3. (Optional) Embed a true ICC profile
– If you really need a full ICC profile in the MP4 (rather than just metadata tags), FFmpeg’s support is limited. You can either:
- Use FFmpeg’s
iccgen
filter (requires an FFmpeg build with lcms2) to generate and attach an ICC profile automatically:
ffmpeg -i input.mp4 -vf iccgen -c:v copy output_icc.mp4
By default iccgen
infers BT. 709/sRGB profiles ayosec.github.io.

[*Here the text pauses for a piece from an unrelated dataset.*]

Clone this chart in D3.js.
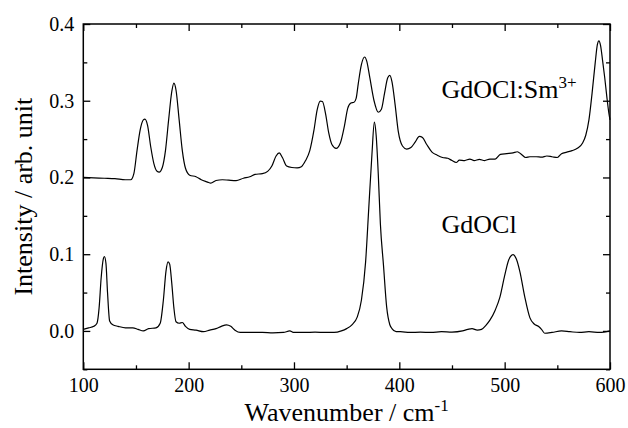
<!DOCTYPE html>
<html><head><meta charset="utf-8">
<script src="https://cdn.jsdelivr.net/npm/d3@7"></script>
</head>
<body style="margin:0"><svg id="c" width="628" height="428" font-family="Liberation Serif"></svg>
<script>
const smX = [100,110,120,130,140,145,148,151,154,157,158.5,161,164,167,170,172,175,178,181,184,186,188,191,194,197,201,207,212,218,221,226,232,238,245,252,258,263,270,275,279,283,286,289,293,298,303,307,311,315,319,322,325,327,330,333,336,340,344,348,351,354,357,359,361,364,367,369,372,376,380,383,386,389,391,393,396,399,403,407,411,415,419,422,426,431,436,441,446,450,454,457,462,467,471,476,481,486,491,496,502,508,512,516,520,524,530,535,540,545,550,554,559,564,569,574,577,580,583,586,588,589.5,591,593,595,597,599,600];
const smY = [0.200,0.1995,0.199,0.1985,0.197,0.197,0.205,0.235,0.262,0.275,0.276,0.268,0.240,0.218,0.208,0.207,0.213,0.235,0.275,0.312,0.323,0.314,0.275,0.235,0.212,0.203,0.201,0.197,0.194,0.1925,0.196,0.197,0.1965,0.196,0.199,0.201,0.204,0.205,0.208,0.215,0.228,0.232,0.226,0.215,0.213,0.2125,0.214,0.222,0.235,0.262,0.288,0.2995,0.299,0.283,0.258,0.243,0.238,0.245,0.268,0.290,0.297,0.298,0.303,0.322,0.347,0.357,0.352,0.330,0.300,0.285,0.289,0.310,0.330,0.333,0.325,0.295,0.260,0.241,0.237,0.239,0.246,0.2535,0.252,0.243,0.233,0.229,0.226,0.225,0.222,0.2195,0.2225,0.222,0.224,0.222,0.2235,0.222,0.224,0.224,0.230,0.231,0.232,0.2335,0.230,0.226,0.227,0.227,0.2265,0.228,0.227,0.226,0.231,0.233,0.235,0.238,0.245,0.255,0.275,0.310,0.350,0.373,0.378,0.372,0.352,0.330,0.305,0.283,0.275];

const gdX = [100,105,110,113,115,117,119,120,121.5,123,125,128,133,140,147,152,157,162,169,173,176,178.5,180.5,182,184,186,188,191,194,197,201,207,214,220,226,231,236,240,244,249,260,270,280,290,296,300,310,320,330,338,345,350,355,360,364,368,371,374,376.3,378,380,382,385,388,391,393,397,401,410,420,430,440,450,460,465,469,474,478,482,486,491,495.5,500,504,508,511,514.5,519,524,528,532,535,538,545,554,562,571,580,590,600];
const gdY = [0.002,0.004,0.006,0.010,0.030,0.070,0.094,0.097,0.088,0.050,0.013,0.008,0.006,0.004,0.004,0.002,0.000,0.003,0.004,0.010,0.040,0.078,0.090,0.087,0.062,0.030,0.012,0.010,0.011,0.006,0.002,0.001,-0.001,0.001,0.003,0.006,0.008,0.006,0.001,-0.002,-0.002,-0.002,-0.0025,-0.002,0.000,-0.002,-0.002,-0.0015,-0.002,-0.002,0.000,0.003,0.008,0.018,0.040,0.090,0.160,0.230,0.272,0.255,0.205,0.140,0.085,0.031,0.008,0.003,-0.001,-0.001,-0.002,-0.0015,-0.002,-0.001,-0.0015,0.000,0.002,0.003,0.001,0.002,0.007,0.014,0.027,0.044,0.072,0.093,0.0995,0.094,0.077,0.045,0.017,0.009,0.006,0.002,-0.003,-0.002,0.000,-0.001,-0.002,-0.001,-0.002,0.000];

const xMajor = [100,200,300,400,500,600];
const xMinor = [150,250,350,450,550];
const yMajor = [0.0,0.1,0.2,0.3,0.4];
const yMinor = [-0.05,0.05,0.15,0.25,0.35];
const yTickLabels = ["0.0","0.1","0.2","0.3","0.4"];

const L = 83.3, R = 610, T = 24, B = 369.3;
const svg = d3.select("#c");
const x = d3.scaleLinear().domain([100,600]).range([L,R]);
const y = d3.scaleLinear().domain([-0.05,0.4]).range([B,T]);

function styleAxis(g){
  g.attr("font-family","Liberation Serif").attr("font-size",20);
  g.select(".domain").remove();
  g.selectAll("line").attr("stroke","#000").attr("stroke-width",1.3);
  g.selectAll("text").attr("fill","#000").attr("font-family","Liberation Serif");
}
svg.append("g").attr("transform",`translate(0,${B})`)
  .call(d3.axisBottom(x).tickValues(xMajor).tickSize(-7).tickPadding(9).tickFormat(d3.format("d"))).call(styleAxis);
svg.append("g").attr("transform",`translate(0,${B})`)
  .call(d3.axisBottom(x).tickValues(xMinor).tickSize(-4).tickFormat("")).call(styleAxis);
svg.append("g").attr("transform",`translate(0,${T})`)
  .call(d3.axisTop(x).tickValues(xMajor).tickSize(-7).tickFormat("")).call(styleAxis);
svg.append("g").attr("transform",`translate(0,${T})`)
  .call(d3.axisTop(x).tickValues(xMinor).tickSize(-4).tickFormat("")).call(styleAxis);
svg.append("g").attr("transform",`translate(${L},0)`)
  .call(d3.axisLeft(y).tickValues(yMajor).tickSize(-7).tickPadding(9).tickFormat((d,i)=>yTickLabels[i])).call(styleAxis);
svg.append("g").attr("transform",`translate(${L},0)`)
  .call(d3.axisLeft(y).tickValues(yMinor).tickSize(-4).tickFormat("")).call(styleAxis);
svg.append("g").attr("transform",`translate(${R},0)`)
  .call(d3.axisRight(y).tickValues(yMajor).tickSize(-7).tickFormat("")).call(styleAxis);
svg.append("g").attr("transform",`translate(${R},0)`)
  .call(d3.axisRight(y).tickValues(yMinor).tickSize(-4).tickFormat("")).call(styleAxis);

svg.append("rect").attr("x",L).attr("y",T).attr("width",R-L).attr("height",B-T)
  .attr("fill","none").attr("stroke","#000").attr("stroke-width",1.5);

const line = d3.line().curve(d3.curveMonotoneX);
svg.append("path").attr("d", line(smX.map((v,i)=>[x(v),y(smY[i])])))
  .attr("fill","none").attr("stroke","#000").attr("stroke-width",1.2);
svg.append("path").attr("d", line(gdX.map((v,i)=>[x(v),y(gdY[i])])))
  .attr("fill","none").attr("stroke","#000").attr("stroke-width",1.2);

const t1 = svg.append("text").attr("x",441.5).attr("y",98.3).attr("font-family","Liberation Serif").attr("font-size",26);
t1.append("tspan").text("GdOCl:Sm");
t1.append("tspan").attr("dy",-10).attr("font-size",17).text("3+");
svg.append("text").attr("x",441.5).attr("y",232.7).attr("font-family","Liberation Serif").attr("font-size",26).text("GdOCl");

const xt = svg.append("text").attr("x",(L+R)/2).attr("y",421).attr("text-anchor","middle").attr("font-family","Liberation Serif").attr("font-size",26);
xt.append("tspan").text("Wavenumber / cm");
xt.append("tspan").attr("dy",-10).attr("font-size",17).text("-1");
svg.append("text").attr("transform",`translate(32,${(T+B)/2}) rotate(-90)`).attr("text-anchor","middle")
  .attr("font-family","Liberation Serif").attr("font-size",26).text("Intensity / arb. unit");
</script></body></html>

Or use MP4Box to inject an extracted ICC file as side‐data:
a. Extract the ICC from a PNG source:
magick icc_image.png profile.icc
b. Mux it into your MP4:
MP4Box -add video.mp4#video:colr=prof,profile.icc -new icc_video.mp4
–– In practice, most workflows simply rely on Rec. 709 primaries + sRGB transfer tags, which are widely supported by players and browsers and visually match true sRGB closely.
Regarding MP4 compression
Specifying codec=’libx264′ with pixelformat=’yuv420p’ is the de facto standard for widest MP4/H.264 compatibility. By default, FFmpeg (and thus ImageIO) will use a Constant Rate Factor (CRF) of 23 and “medium” preset, which trades off quality vs. speed/file-size.
If we want visually lossless output (at the cost of larger files), you can tweak two FFmpeg params:
Lower the CRF (quality factor):
Default is 23.
CRF 18 is generally considered “visually lossless.”
CRF 0 is mathematically lossless (huge files).